Determine how many lines contain the string "React", then reply with that figure only.

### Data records
** start **

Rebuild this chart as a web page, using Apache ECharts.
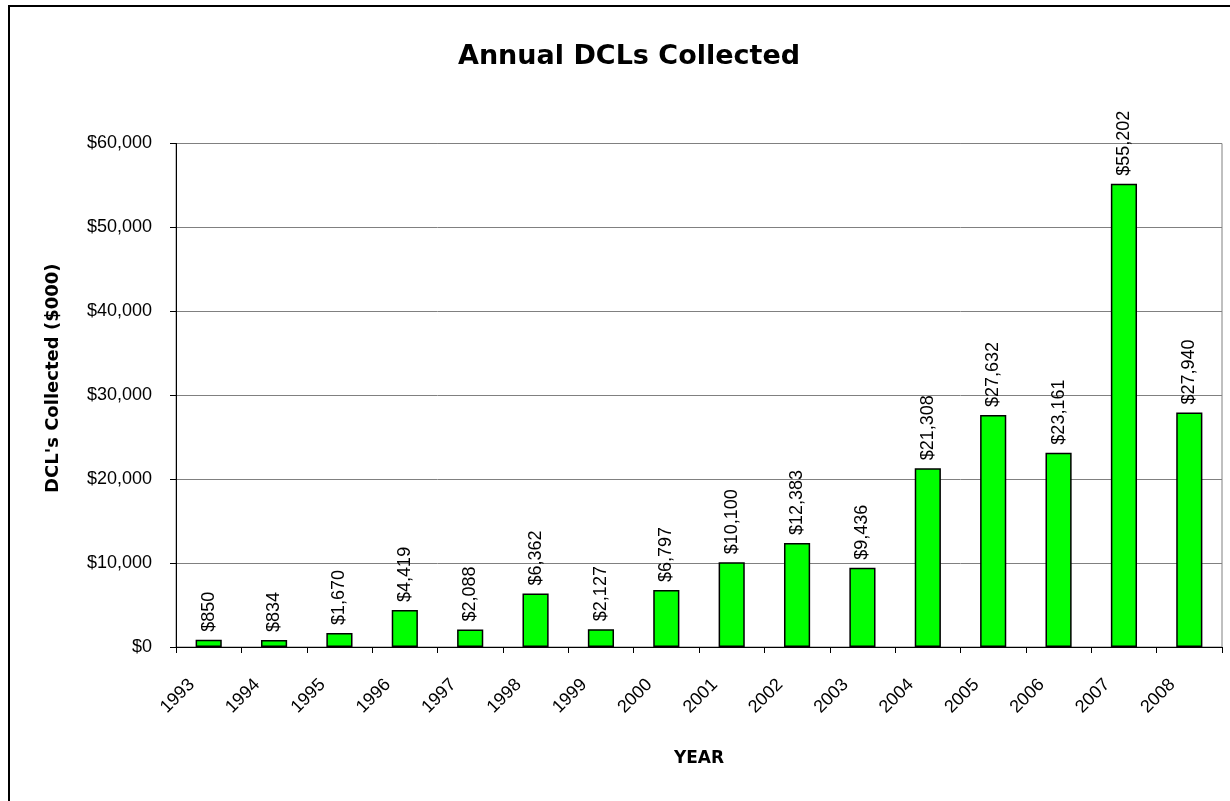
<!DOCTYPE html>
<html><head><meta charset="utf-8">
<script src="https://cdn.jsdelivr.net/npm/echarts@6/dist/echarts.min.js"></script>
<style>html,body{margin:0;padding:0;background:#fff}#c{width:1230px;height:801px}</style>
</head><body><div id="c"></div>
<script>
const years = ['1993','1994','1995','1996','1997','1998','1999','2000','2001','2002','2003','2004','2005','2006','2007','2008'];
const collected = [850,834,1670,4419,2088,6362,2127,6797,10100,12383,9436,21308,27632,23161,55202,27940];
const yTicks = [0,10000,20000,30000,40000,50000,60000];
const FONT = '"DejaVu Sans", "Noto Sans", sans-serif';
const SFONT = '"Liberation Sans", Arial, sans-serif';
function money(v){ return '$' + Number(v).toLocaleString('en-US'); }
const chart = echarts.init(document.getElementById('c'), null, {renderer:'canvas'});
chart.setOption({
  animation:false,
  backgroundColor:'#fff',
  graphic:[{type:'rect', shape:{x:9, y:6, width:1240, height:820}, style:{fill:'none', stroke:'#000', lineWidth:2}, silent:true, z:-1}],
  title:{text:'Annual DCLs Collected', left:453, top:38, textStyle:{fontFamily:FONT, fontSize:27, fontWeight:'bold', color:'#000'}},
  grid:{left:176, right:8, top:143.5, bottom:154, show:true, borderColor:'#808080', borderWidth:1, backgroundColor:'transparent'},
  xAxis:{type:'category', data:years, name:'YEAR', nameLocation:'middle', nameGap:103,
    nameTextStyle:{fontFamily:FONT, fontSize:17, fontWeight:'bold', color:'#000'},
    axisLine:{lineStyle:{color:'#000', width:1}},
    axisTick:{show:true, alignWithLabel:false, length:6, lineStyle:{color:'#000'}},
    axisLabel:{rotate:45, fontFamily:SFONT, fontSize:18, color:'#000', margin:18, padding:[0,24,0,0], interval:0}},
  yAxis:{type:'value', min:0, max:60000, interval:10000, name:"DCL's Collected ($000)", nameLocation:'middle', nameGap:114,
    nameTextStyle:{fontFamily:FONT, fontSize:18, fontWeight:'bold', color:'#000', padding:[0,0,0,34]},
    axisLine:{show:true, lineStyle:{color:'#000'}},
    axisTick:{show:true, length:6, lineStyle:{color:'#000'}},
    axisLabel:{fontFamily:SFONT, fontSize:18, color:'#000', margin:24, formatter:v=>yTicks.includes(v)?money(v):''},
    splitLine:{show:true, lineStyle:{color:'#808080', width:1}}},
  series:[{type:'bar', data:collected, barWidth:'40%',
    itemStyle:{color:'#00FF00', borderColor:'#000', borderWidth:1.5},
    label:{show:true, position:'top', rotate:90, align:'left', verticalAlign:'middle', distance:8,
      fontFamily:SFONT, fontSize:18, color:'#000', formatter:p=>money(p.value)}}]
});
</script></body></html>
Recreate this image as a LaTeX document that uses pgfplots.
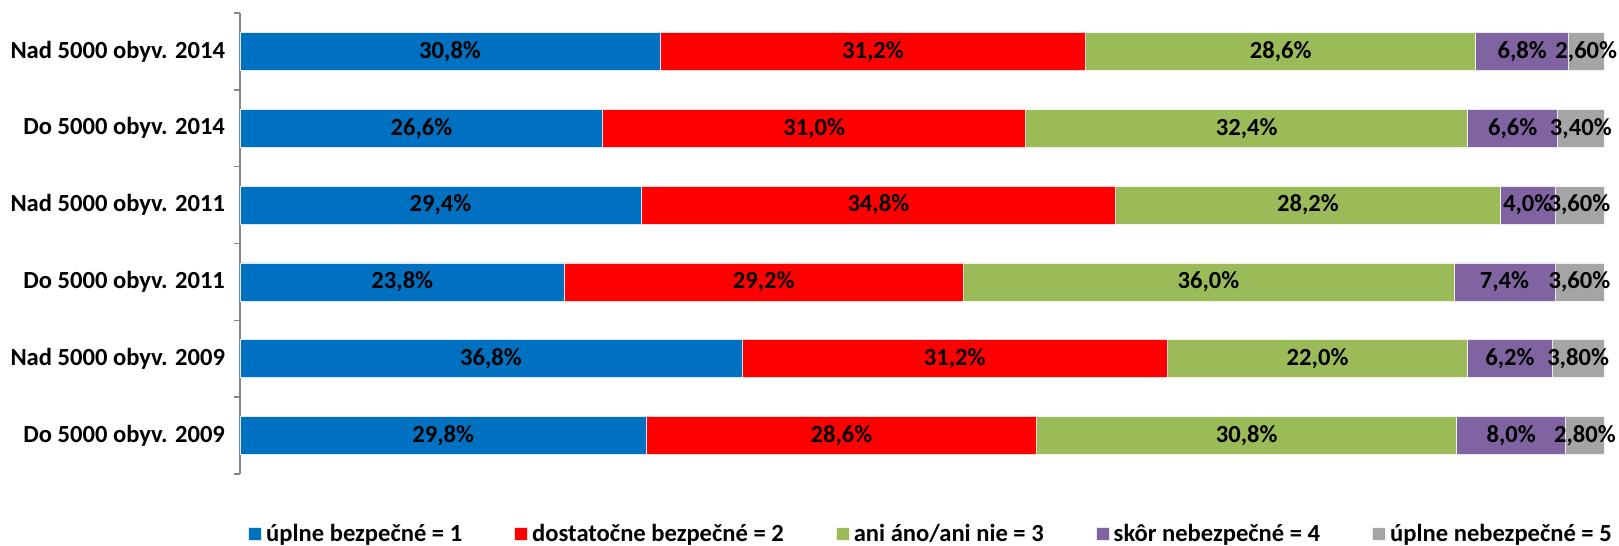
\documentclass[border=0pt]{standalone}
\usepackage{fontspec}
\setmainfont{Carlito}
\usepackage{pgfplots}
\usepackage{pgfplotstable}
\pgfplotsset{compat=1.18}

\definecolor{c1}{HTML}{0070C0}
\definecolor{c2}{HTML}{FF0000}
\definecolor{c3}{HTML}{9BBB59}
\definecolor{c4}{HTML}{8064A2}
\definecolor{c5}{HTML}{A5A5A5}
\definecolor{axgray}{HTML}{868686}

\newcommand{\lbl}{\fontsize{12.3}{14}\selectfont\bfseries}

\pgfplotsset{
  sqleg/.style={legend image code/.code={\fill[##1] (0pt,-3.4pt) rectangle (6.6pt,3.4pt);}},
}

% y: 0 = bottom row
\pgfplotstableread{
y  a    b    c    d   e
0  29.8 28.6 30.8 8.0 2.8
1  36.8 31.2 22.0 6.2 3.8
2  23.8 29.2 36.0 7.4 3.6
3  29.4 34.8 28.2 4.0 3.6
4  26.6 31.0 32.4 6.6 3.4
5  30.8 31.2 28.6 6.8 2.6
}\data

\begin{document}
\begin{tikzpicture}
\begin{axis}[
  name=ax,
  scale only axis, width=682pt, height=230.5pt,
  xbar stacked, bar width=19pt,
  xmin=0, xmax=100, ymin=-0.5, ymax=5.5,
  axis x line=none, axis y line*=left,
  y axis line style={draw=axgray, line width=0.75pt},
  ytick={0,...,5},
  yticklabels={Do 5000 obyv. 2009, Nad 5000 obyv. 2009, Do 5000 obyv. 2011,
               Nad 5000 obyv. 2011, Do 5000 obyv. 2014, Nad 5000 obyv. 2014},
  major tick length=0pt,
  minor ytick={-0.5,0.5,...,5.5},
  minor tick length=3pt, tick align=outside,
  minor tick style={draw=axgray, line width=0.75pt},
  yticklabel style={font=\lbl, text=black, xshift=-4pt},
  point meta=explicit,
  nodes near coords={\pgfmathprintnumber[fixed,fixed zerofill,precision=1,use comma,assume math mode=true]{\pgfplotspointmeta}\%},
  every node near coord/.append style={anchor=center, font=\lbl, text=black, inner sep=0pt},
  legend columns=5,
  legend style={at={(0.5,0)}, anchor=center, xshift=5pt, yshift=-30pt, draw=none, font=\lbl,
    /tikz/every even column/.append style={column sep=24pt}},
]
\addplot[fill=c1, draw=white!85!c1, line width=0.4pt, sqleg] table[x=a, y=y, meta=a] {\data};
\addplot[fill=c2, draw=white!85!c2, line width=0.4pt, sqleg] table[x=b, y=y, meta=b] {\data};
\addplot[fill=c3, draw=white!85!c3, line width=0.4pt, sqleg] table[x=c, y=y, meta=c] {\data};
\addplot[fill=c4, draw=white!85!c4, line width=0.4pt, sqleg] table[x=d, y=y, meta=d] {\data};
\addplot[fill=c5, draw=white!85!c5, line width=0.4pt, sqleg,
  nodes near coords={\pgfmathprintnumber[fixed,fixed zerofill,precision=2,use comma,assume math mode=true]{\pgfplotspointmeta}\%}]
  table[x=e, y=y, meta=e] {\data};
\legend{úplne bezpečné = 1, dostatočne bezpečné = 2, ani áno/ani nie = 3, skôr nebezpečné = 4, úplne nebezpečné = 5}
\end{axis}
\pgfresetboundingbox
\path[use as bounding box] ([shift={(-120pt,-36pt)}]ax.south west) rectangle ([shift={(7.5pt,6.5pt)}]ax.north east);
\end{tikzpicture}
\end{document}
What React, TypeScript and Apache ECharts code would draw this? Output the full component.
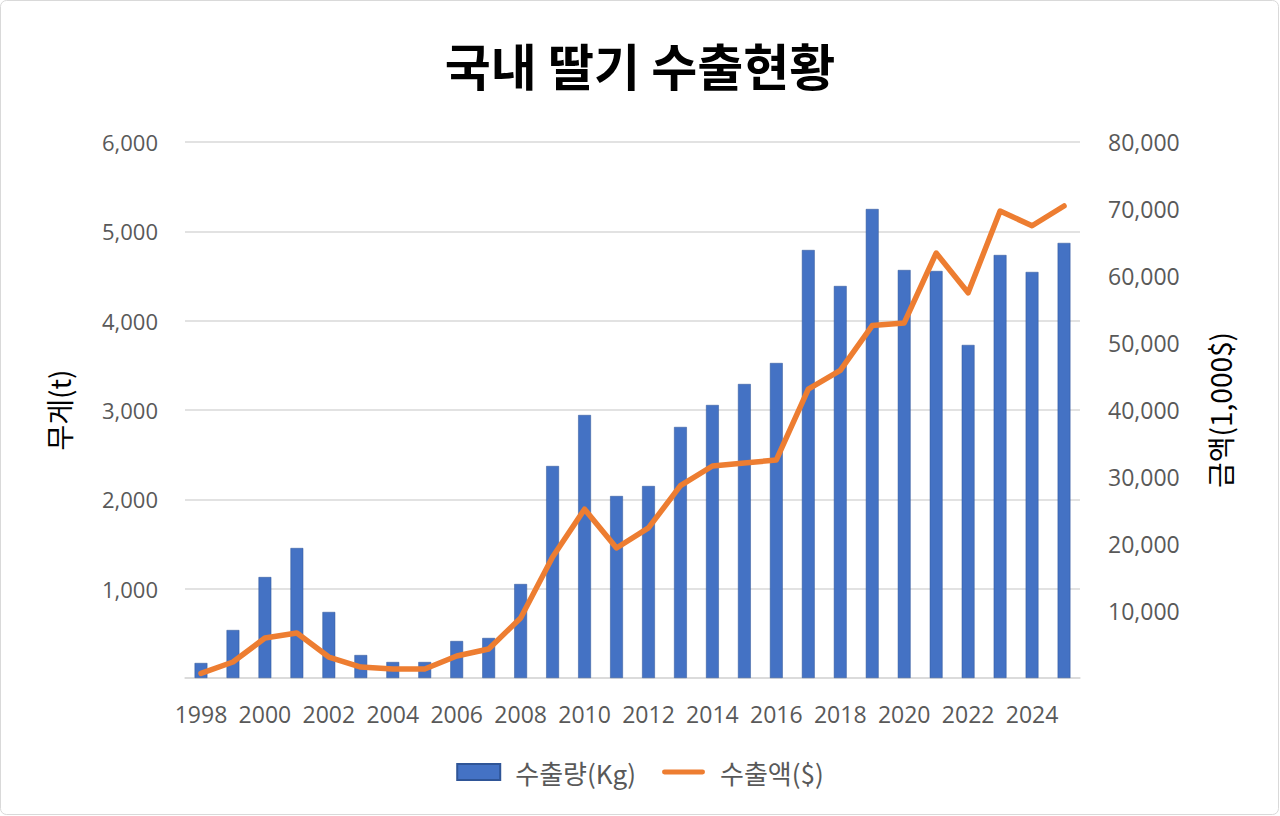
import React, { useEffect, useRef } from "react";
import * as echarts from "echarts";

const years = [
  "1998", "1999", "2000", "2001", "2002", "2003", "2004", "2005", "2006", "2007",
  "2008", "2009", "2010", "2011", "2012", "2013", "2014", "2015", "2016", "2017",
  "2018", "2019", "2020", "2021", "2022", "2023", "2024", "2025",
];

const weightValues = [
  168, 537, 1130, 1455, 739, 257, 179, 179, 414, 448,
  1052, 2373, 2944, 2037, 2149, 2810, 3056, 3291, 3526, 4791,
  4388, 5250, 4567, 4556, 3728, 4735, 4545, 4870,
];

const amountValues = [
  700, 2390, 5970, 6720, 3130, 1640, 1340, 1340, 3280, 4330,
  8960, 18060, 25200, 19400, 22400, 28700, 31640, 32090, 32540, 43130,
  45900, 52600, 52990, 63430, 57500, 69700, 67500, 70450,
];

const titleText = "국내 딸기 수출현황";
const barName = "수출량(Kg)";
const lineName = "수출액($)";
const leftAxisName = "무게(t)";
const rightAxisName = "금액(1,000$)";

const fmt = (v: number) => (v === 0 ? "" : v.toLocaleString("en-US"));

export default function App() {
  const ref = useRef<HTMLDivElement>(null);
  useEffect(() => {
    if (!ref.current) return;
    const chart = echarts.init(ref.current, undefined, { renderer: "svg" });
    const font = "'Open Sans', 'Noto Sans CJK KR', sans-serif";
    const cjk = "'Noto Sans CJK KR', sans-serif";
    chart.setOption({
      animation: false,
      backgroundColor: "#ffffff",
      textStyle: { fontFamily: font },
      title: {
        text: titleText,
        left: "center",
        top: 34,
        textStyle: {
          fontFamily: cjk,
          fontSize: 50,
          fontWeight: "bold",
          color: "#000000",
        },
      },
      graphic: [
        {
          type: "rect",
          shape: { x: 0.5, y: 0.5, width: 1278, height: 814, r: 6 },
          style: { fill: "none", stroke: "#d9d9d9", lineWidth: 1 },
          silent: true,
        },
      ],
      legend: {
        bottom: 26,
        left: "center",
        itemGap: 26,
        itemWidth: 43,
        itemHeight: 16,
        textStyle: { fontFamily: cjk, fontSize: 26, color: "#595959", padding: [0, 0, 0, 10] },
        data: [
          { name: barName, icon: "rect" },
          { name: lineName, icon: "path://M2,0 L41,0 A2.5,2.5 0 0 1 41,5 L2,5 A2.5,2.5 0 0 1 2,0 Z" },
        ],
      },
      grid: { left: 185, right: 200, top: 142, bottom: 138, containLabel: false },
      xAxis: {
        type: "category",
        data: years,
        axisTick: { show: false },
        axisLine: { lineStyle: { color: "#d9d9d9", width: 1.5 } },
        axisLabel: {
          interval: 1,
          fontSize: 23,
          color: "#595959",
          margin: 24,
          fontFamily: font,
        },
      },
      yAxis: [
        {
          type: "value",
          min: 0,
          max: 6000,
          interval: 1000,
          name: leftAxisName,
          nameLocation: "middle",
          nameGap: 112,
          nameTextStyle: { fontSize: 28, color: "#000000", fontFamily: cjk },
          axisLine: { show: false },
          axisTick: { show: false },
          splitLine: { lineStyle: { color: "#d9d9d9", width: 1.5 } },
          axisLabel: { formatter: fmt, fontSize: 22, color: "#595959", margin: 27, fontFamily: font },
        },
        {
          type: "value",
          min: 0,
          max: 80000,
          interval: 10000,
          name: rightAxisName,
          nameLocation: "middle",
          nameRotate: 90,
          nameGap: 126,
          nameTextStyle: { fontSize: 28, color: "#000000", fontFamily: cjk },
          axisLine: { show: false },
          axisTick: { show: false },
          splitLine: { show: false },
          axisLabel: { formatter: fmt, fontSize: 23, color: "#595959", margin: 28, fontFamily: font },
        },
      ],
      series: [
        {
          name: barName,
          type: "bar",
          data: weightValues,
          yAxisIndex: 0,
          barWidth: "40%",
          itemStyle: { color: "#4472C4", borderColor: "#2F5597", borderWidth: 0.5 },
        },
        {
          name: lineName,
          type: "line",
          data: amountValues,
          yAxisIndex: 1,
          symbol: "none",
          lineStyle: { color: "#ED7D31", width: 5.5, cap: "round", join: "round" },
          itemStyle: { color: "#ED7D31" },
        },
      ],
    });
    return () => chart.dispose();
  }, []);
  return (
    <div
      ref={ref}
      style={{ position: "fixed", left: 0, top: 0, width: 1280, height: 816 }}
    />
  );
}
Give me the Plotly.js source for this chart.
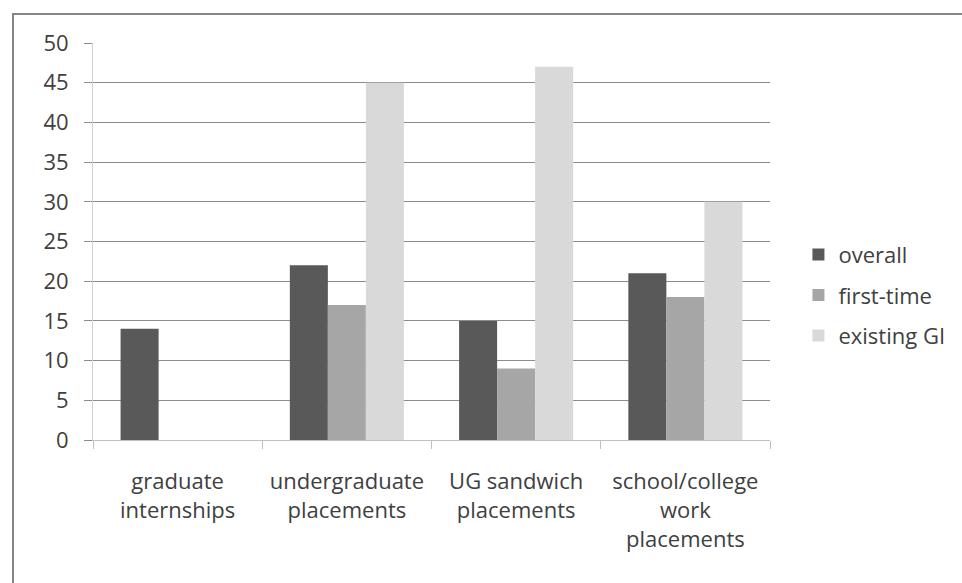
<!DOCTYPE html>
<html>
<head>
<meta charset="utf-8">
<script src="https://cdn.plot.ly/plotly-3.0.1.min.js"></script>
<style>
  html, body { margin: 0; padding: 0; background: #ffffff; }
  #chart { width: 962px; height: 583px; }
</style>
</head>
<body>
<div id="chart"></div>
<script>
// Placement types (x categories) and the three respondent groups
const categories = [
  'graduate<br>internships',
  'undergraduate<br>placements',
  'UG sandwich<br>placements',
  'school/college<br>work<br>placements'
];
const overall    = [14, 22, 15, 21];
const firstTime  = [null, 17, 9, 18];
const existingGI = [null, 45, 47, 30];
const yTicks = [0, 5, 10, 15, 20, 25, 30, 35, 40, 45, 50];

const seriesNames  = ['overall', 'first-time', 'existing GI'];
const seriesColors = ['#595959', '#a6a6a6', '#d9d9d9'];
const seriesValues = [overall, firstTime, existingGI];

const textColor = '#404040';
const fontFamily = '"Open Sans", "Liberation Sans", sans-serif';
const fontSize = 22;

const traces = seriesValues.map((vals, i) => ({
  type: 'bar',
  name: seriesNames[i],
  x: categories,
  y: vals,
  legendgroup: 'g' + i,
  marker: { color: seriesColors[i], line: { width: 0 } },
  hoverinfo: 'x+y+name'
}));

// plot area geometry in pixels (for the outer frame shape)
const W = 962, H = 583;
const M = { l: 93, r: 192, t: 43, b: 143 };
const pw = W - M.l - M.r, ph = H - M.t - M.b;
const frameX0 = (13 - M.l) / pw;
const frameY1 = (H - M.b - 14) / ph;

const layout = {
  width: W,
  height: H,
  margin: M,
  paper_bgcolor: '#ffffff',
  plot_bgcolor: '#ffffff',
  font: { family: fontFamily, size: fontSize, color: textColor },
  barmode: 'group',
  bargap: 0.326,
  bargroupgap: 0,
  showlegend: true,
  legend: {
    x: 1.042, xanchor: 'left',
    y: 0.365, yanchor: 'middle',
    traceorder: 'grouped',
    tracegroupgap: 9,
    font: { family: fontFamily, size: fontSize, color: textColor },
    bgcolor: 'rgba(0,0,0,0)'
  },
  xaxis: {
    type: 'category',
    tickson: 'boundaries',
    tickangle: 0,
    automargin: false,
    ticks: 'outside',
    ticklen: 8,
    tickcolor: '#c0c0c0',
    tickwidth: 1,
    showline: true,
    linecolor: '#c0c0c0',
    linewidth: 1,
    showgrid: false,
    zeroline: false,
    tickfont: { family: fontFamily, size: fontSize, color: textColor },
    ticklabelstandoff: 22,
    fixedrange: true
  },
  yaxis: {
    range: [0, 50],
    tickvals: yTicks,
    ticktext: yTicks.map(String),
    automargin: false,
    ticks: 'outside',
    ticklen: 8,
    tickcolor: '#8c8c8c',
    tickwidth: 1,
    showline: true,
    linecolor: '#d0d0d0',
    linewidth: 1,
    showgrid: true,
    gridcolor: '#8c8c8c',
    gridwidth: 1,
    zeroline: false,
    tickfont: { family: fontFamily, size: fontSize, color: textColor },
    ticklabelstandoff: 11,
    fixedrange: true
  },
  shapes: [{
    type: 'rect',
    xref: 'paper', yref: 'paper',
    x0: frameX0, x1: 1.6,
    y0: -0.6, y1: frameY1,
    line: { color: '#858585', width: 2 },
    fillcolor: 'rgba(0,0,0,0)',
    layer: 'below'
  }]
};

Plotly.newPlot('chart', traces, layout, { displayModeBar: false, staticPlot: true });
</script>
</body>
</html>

** end **

### COMPLETED TASK
2